Unlike traditional agricultural support programmes, the project focuses on building commercially viable enterprises rather than simply increasing production volumes. Participants receive technical supervision, entrepreneurial coaching and access to guaranteed purchase agreements designed to reduce market uncertainty once production begins.
The long-term objective is ambitious : support the creation of 10,000 youth-led agribusinesses within five years. By linking production directly to structured commercial outlets, the programme seeks to address one of the biggest obstacles facing young farmers across Africa—access to reliable markets.
The economic projections are substantial. For the current cohort alone, organizers estimate revenues of at least CFAF 855 million within eleven months of cultivation. These forecasts are based on the distribution of 250,000 high-yield tissue-cultured plantlets, equivalent to 500 plants per participant, cultivated on land made available by partner institutions.
The initiative also places strong emphasis on value addition. Beyond cultivation, the programme envisions the gradual establishment of semi-industrial processing units within participating campuses. These facilities will produce plantain flour, chips and other processed goods capable of generating higher margins than raw agricultural products.
This approach addresses a longstanding weakness of Cameroon’s agricultural sector : post-harvest losses. By increasing local processing capacity, stakeholders hope to improve profitability while reducing waste throughout the value chain.
A distinctive feature of the programme is its revenue-sharing model. Under the proposed framework, young entrepreneurs will retain 40% of profits generated by their activities, while partner institutions and the incubation structure will each receive 30%. Organizers believe this arrangement will ensure long-term commitment from all parties involved in the development of the businesses.
Export development is another strategic pillar. According to project leaders, a significant share of future production will target the Gabonese market. The choice reflects both geographic proximity and strong demand. Gabon remains one of Cameroon’s key trading partners in Central Africa and continues to rely heavily on imported agricultural products to meet domestic consumption needs.
For Cameroon, expanding plantain exports could contribute to strengthening regional trade flows within the Central African Economic and Monetary Community (CEMAC) while generating additional foreign exchange earnings. It also aligns with broader ambitions to position the country as a leading supplier of agricultural products within the region.
The plantain incubation programme illustrates a shift in Cameroon’s agricultural policy from production-centered interventions toward value-chain development. Rather than treating agriculture solely as a food security issue, authorities increasingly view it as a platform for entrepreneurship, industrialization and export growth.

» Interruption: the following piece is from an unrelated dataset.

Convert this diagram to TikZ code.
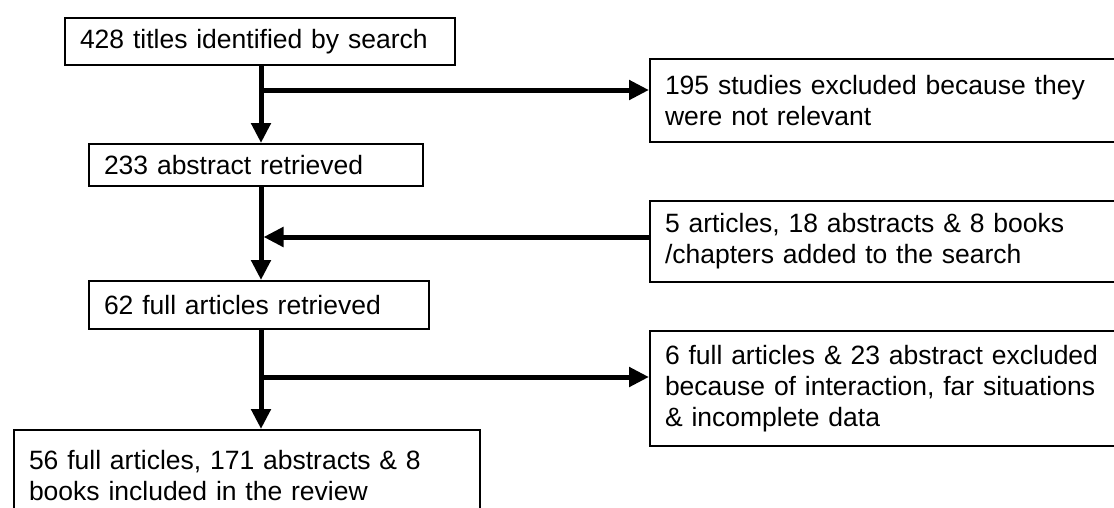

If successfully implemented, the initiative could generate multiple economic benefits: job creation for young people, expansion of agro-processing activities, increased regional exports and greater integration of agriculture into formal value chains. The target of 10,000 youth-led enterprises represents not only an employment strategy but also an attempt to build a new generation of rural entrepreneurs.
The programme’s emphasis on guaranteed market access and local processing is particularly significant. Across Africa, many agricultural projects fail because production grows faster than demand or because farmers remain disconnected from commercial networks. By addressing both production and commercialization simultaneously, the FBPC model seeks to improve business sustainability.
Ultimately, Cameroon’s plantain strategy is about more than agriculture. It is a test case for whether agribusiness can become a genuine engine of economic transformation, capable of turning a traditional staple crop into a source of industrial growth, regional trade and youth-driven prosperity.